На нескольких страницах уместилась вся жизнь человеческая — во всей ее простоте и во всем богатстве. Дело в том, что, несмотря на внешнюю бедность, внешнее однообразие двадцатилетней Алешиной жизни, в ней содержится все самое важное и необходимое. Неграмотный, немногословный, не знавший даже молитв, Алеша (умирая, он молился «только руками и сердцем»), обладает верным отношением к труду, к окружающим его людям, к смерти. Главные нравственные истины остаются чисты в его душе, не затемняются ничем суетным, мелким. Отсюда — его кротость, «безответность». Несмотря на свою кротость, даже забитость, Алеша способен пережить человечески богатое чувство. Вот как говорит Толстой в этом рассказе, написанном очень скупо и лаконично, о любви: «…случилось с ним самое необыкновенное в его жизни событие. Событие это состояло в том, что он, к удивлению своему, узнал, что, кроме тех отношений между людьми, которые происходят от нужды друг в друге, есть еще отношения совеем особенные: не то чтобы нужно было человеку вычистить сапоги, или снести покупку, или запрячь лошадь, а то, что человек так, ни зачем нужен другому человеку, нужно ему послужить, его приласкать, и что он, Алеша, тот самый человек».
Чувство это сияет тем сильнее, чем более безрадостный конец его ожидает. И здесь Толстой передает душевное состояние Алеши также крайне просто и сжато. Когда Алешу спросили, бросил ли он свои «глупости», он ответил: «Видно, что бросил», «засмеялся и тут же заплакал».
В этих двух словах толстовская «диалектика души» находит для себя новый способ выражения.
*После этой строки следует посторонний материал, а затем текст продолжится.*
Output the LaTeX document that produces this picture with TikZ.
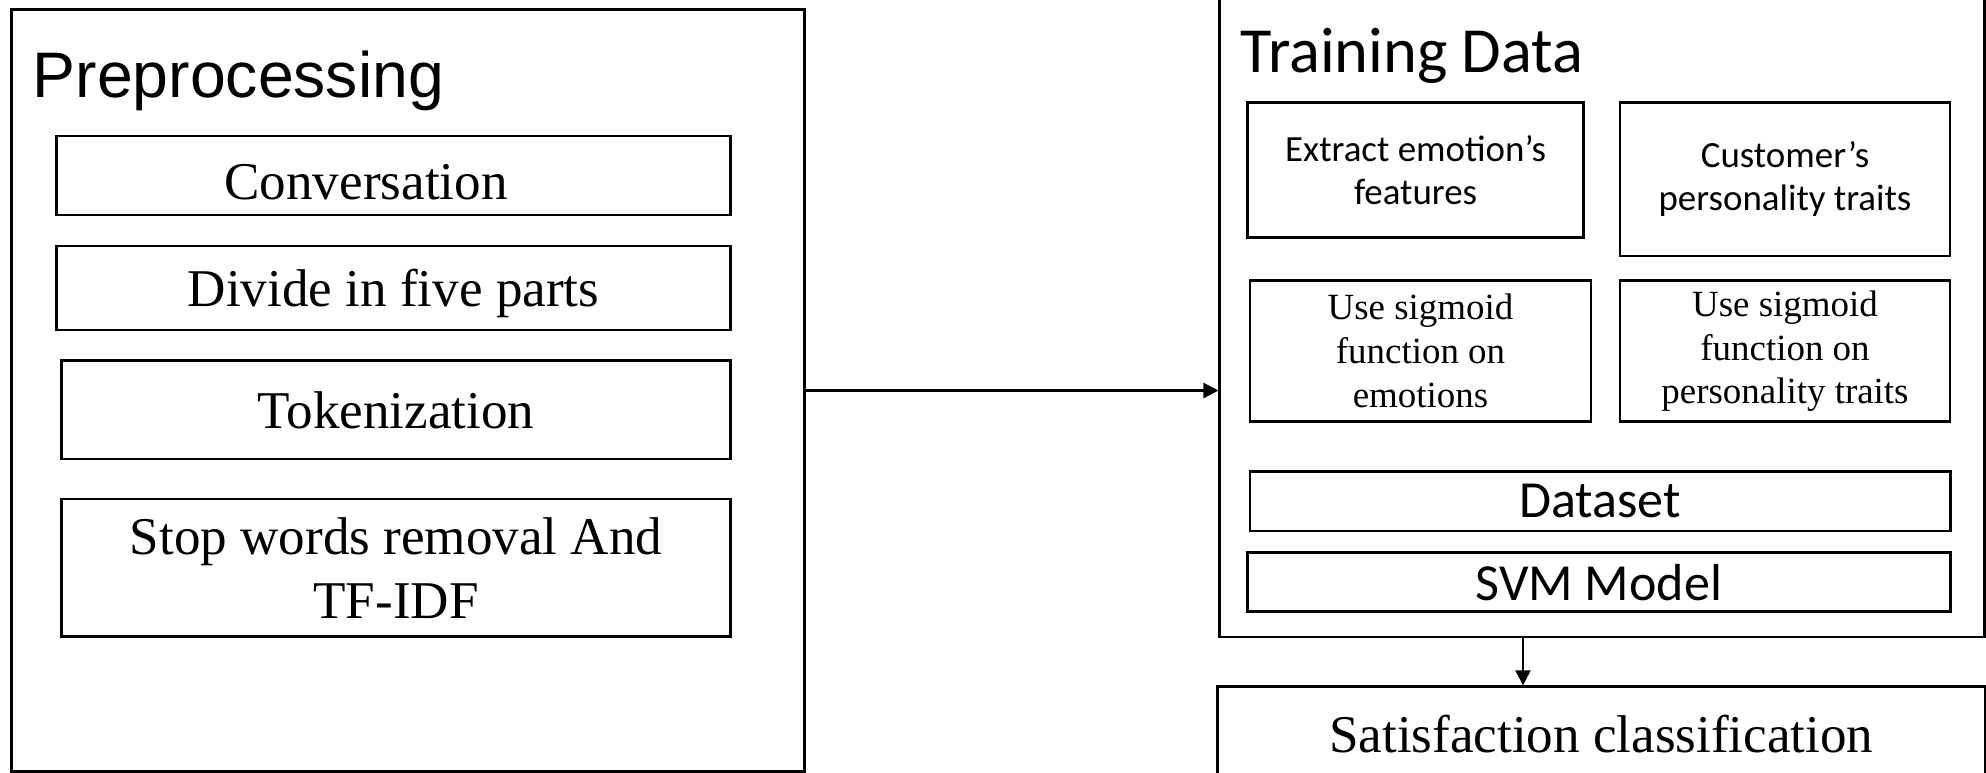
\documentclass[tikz,border=0pt]{standalone}
\usepackage{fontspec}
\setmainfont{Liberation Serif}
\newfontfamily\flowSansFont{Liberation Sans}
\newfontfamily\flowCalibriFont{Carlito}
\usetikzlibrary{arrows.meta}
\providecommand{\flowBoxLineWidth}{0.75pt}
\providecommand{\flowArrowLineWidth}{0.6pt}
\tikzset{
  frame/.style={draw=black, line width=\flowBoxLineWidth, rectangle, inner sep=0pt},
  stepbox/.style={frame, align=center, font=\fontsize{15.1}{18.2}\selectfont},
  smallbox/.style={frame, align=center, font=\fontsize{10.5}{12.5}\selectfont},
  calbox/.style={frame, align=center, font=\flowCalibriFont\fontsize{10.5}{12.3}\selectfont},
  widebox/.style={frame, align=center, font=\flowCalibriFont\fontsize{14.8}{17.8}\selectfont},
  flow/.style={draw=black, line width=\flowArrowLineWidth, -{Triangle[length=0.15cm, width=0.15cm]}}
}
\begin{document}
\begin{tikzpicture}
\def\pxsz{0.01cm}
\begin{scope}[x=\pxsz, y=-\pxsz]
  % Page size
  \useasboundingbox (0,0) rectangle (1986,772);
  % Preprocessing block
  \node[frame, minimum width=7.925cm, minimum height=7.61cm] (prep) at (407.75,390.5) {};
  \node[anchor=base west, inner sep=0pt, font=\flowSansFont\fontsize{18.3}{21}\selectfont] (preptitle) at (32,97) {Preprocessing};
  \node[stepbox, minimum width=6.741cm, minimum height=0.79cm] (conv) at (393.55,175.5) {\raisebox{-0.06cm}[\height][0pt]{Conversation}\kern0.55cm};
  \node[stepbox, minimum width=6.741cm, minimum height=0.84cm, text depth=0pt] (divide) at (393.55,288) {Divide in five parts};
  \node[stepbox, minimum width=6.689cm, minimum height=0.983cm] (token) at (396.15,409.85) {Tokenization};
  \node[stepbox, minimum width=6.689cm, minimum height=1.377cm] (stopw) at (396.15,567.85) {Stop words removal And\\TF-IDF};
  % Training data block
  \node[frame, minimum width=7.645cm, minimum height=6.767cm] (train) at (1602.25,298.35) {};
  \node[anchor=base west, inner sep=0pt, font=\flowCalibriFont\fontsize{18.3}{21}\selectfont] (traintitle) at (1240,72) {Training Data};
  \node[calbox, minimum width=3.359cm, minimum height=1.354cm] (emofeat) at (1415.55,170) {Extract emotion’s\\features};
  \node[calbox, minimum width=3.3cm, minimum height=1.537cm] (perstrait) at (1785,179.15) {Customer’s\\personality traits};
  \node[smallbox, minimum width=3.41cm, minimum height=1.41cm] (sigemo) at (1420.5,351.2) {Use sigmoid\\function on\\emotions};
  \node[smallbox, minimum width=3.3cm, minimum height=1.41cm] (sigpers) at (1785,351.2) {Use sigmoid\\function on\\personality traits};
  \node[widebox, minimum width=7cm, minimum height=0.593cm] (dataset) at (1600,501.35) {Dataset};
  \node[widebox, minimum width=7.024cm, minimum height=0.59cm] (svm) at (1598.8,582.2) {SVM Model};
  % Result
  \node[stepbox, minimum width=7.675cm, minimum height=1.313cm, text height=0.35em, text depth=0.35em] (satis) at (1601.25,752.35) {Satisfaction classification};
  % Connectors
  \coordinate (trainout) at (1523,636.7);
  \draw[flow] (prep.east) -- (prep.east -| train.west);
  \draw[flow] (trainout) -- (trainout |- satis.north);
\end{scope}
\end{tikzpicture}
\end{document}
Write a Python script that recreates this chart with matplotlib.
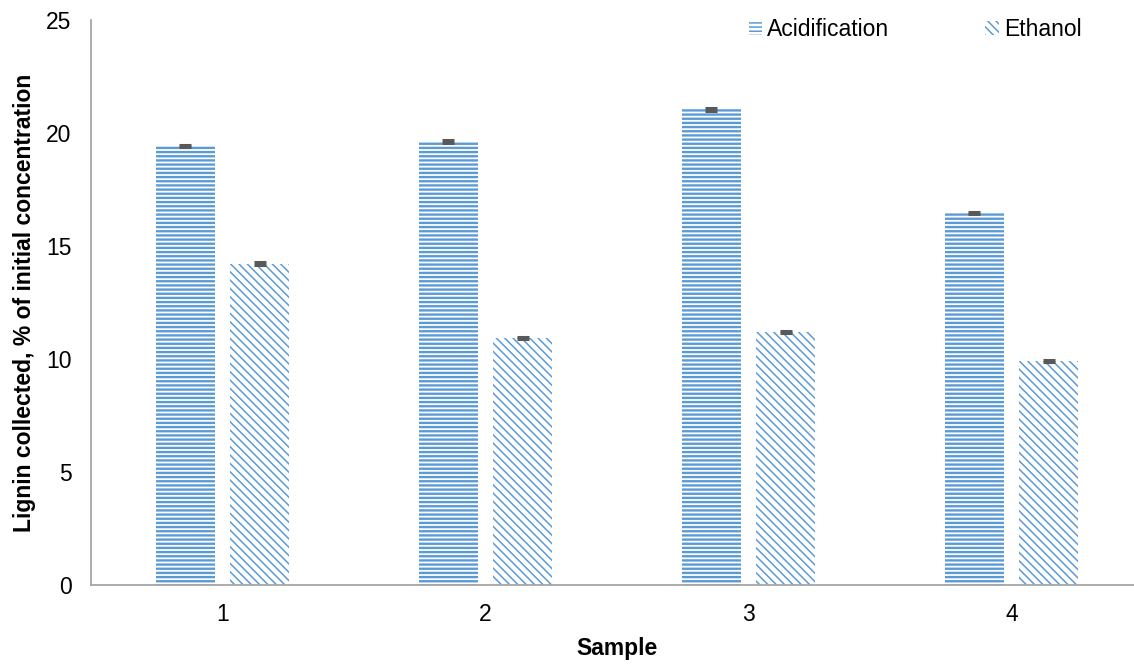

Какова должна быть позиция человека в современном мире — это для Толстого вопрос, неотделимый от его собственной судьбы. Чувство недовольства собственной жизнью у Толстого в 900-е годы возрастало и обострялось. Об этом свидетельствуют дневники, письма и произведения тех лет. «Все больше и больше болею своим довольством и окружающей нуждою» (т. 55, с. 147). «Особенно живо чувствовал безумную безнравственность роскоши властвующих и богатых и нищету и задавленность бедных. Почти физически страдаю от сознания участия в этом безумии и зле» (т. 57, с. 80). «Не переставая стыдно за свою жизнь» (т. 58, с. 3). Необходимым становится что-то предпринять, чтобы вырваться из заколдованного круга неправедной барской жизни. Мысль об «уходе», о перемене всех обстоятельств жизни всерьез занимает Толстого: «Иногда думается: уйти ото всех» (т. 58, с. 138).